AIM OF THE TASK:
Output every line of the material exactly, omitting images.

SUPPLIED MATERIAL:
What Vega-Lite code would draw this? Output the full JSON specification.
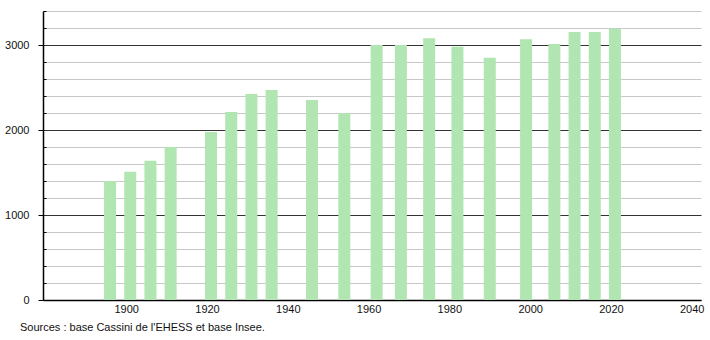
{
  "$schema": "https://vega.github.io/schema/vega-lite/v6.json",
  "width": 658,
  "height": 289,
  "autosize": {"type": "none"},
  "padding": {"left": 43, "top": 11, "right": 9, "bottom": 40},
  "background": "white",
  "config": {
    "view": {"stroke": null},
    "font": "Liberation Sans"
  },
  "title": {
    "text": "Sources : base Cassini de l'EHESS et base Insee.",
    "orient": "bottom",
    "anchor": "start",
    "frame": "group",
    "fontSize": 11,
    "fontWeight": "normal",
    "color": "#111",
    "font": "Liberation Sans",
    "dx": -23,
    "offset": 8
  },
  "data": {
    "values": [
      {"year": 1896, "pop": 1400},
      {"year": 1901, "pop": 1510},
      {"year": 1906, "pop": 1639},
      {"year": 1911, "pop": 1800},
      {"year": 1921, "pop": 1976},
      {"year": 1926, "pop": 2212},
      {"year": 1931, "pop": 2424},
      {"year": 1936, "pop": 2471},
      {"year": 1946, "pop": 2353},
      {"year": 1954, "pop": 2200},
      {"year": 1962, "pop": 3000},
      {"year": 1968, "pop": 3000},
      {"year": 1975, "pop": 3078},
      {"year": 1982, "pop": 2980},
      {"year": 1990, "pop": 2851},
      {"year": 1999, "pop": 3067},
      {"year": 2006, "pop": 3012},
      {"year": 2011, "pop": 3153},
      {"year": 2016, "pop": 3153},
      {"year": 2021, "pop": 3190}
    ]
  },
  "mark": {"type": "bar", "size": 12, "color": "#b1e5b1"},
  "encoding": {
    "x": {
      "field": "year",
      "type": "quantitative",
      "scale": {"domain": [1879.4, 2042.3], "nice": false, "zero": false, "padding": 0},
      "axis": {
        "title": null,
        "values": [1900, 1920, 1940, 1960, 1980, 2000, 2020, 2040],
        "format": "d",
        "grid": false,
        "ticks": false,
        "domainColor": "#000",
        "domainWidth": 1.5,
        "labelFontSize": 11,
        "labelColor": "#111",
        "labelPadding": 3,
        "labelFlush": false,
        "labelFont": "Liberation Sans"
      }
    },
    "y": {
      "field": "pop",
      "type": "quantitative",
      "scale": {"domain": [0, 3400], "nice": false, "padding": 0},
      "axis": {
        "title": null,
        "values": [0, 200, 400, 600, 800, 1000, 1200, 1400, 1600, 1800, 2000, 2200, 2400, 2600, 2800, 3000, 3200, 3400],
        "labelExpr": "datum.value % 1000 === 0 ? format(datum.value, 'd') : ''",
        "grid": true,
        "gridColor": {"condition": {"test": "datum.value % 1000 === 0", "value": "#333333"}, "value": "#c8c8c8"},
        "gridWidth": 1,
        "tickSize": {"condition": {"test": "datum.value % 1000 === 0", "value": 5}, "value": -3},
        "tickColor": "#000",
        "domainColor": "#000",
        "domainWidth": 1.5,
        "labelFontSize": 11,
        "labelColor": "#111",
        "labelPadding": 9,
        "labelFont": "Liberation Sans"
      }
    }
  }
}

FINAL RESULT:
What Vega-Lite code would draw this? Output the full JSON specification.
{
  "$schema": "https://vega.github.io/schema/vega-lite/v6.json",
  "width": 658,
  "height": 289,
  "autosize": {"type": "none"},
  "padding": {"left": 43, "top": 11, "right": 9, "bottom": 40},
  "background": "white",
  "config": {
    "view": {"stroke": null},
    "font": "Liberation Sans"
  },
  "title": {
    "text": "Sources : base Cassini de l'EHESS et base Insee.",
    "orient": "bottom",
    "anchor": "start",
    "frame": "group",
    "fontSize": 11,
    "fontWeight": "normal",
    "color": "#111",
    "font": "Liberation Sans",
    "dx": -23,
    "offset": 8
  },
  "data": {
    "values": [
      {"year": 1896, "pop": 1400},
      {"year": 1901, "pop": 1510},
      {"year": 1906, "pop": 1639},
      {"year": 1911, "pop": 1800},
      {"year": 1921, "pop": 1976},
      {"year": 1926, "pop": 2212},
      {"year": 1931, "pop": 2424},
      {"year": 1936, "pop": 2471},
      {"year": 1946, "pop": 2353},
      {"year": 1954, "pop": 2200},
      {"year": 1962, "pop": 3000},
      {"year": 1968, "pop": 3000},
      {"year": 1975, "pop": 3078},
      {"year": 1982, "pop": 2980},
      {"year": 1990, "pop": 2851},
      {"year": 1999, "pop": 3067},
      {"year": 2006, "pop": 3012},
      {"year": 2011, "pop": 3153},
      {"year": 2016, "pop": 3153},
      {"year": 2021, "pop": 3190}
    ]
  },
  "mark": {"type": "bar", "size": 12, "color": "#b1e5b1"},
  "encoding": {
    "x": {
      "field": "year",
      "type": "quantitative",
      "scale": {"domain": [1879.4, 2042.3], "nice": false, "zero": false, "padding": 0},
      "axis": {
        "title": null,
        "values": [1900, 1920, 1940, 1960, 1980, 2000, 2020, 2040],
        "format": "d",
        "grid": false,
        "ticks": false,
        "domainColor": "#000",
        "domainWidth": 1.5,
        "labelFontSize": 11,
        "labelColor": "#111",
        "labelPadding": 3,
        "labelFlush": false,
        "labelFont": "Liberation Sans"
      }
    },
    "y": {
      "field": "pop",
      "type": "quantitative",
      "scale": {"domain": [0, 3400], "nice": false, "padding": 0},
      "axis": {
        "title": null,
        "values": [0, 200, 400, 600, 800, 1000, 1200, 1400, 1600, 1800, 2000, 2200, 2400, 2600, 2800, 3000, 3200, 3400],
        "labelExpr": "datum.value % 1000 === 0 ? format(datum.value, 'd') : ''",
        "grid": true,
        "gridColor": {"condition": {"test": "datum.value % 1000 === 0", "value": "#333333"}, "value": "#c8c8c8"},
        "gridWidth": 1,
        "tickSize": {"condition": {"test": "datum.value % 1000 === 0", "value": 5}, "value": -3},
        "tickColor": "#000",
        "domainColor": "#000",
        "domainWidth": 1.5,
        "labelFontSize": 11,
        "labelColor": "#111",
        "labelPadding": 9,
        "labelFont": "Liberation Sans"
      }
    }
  }
}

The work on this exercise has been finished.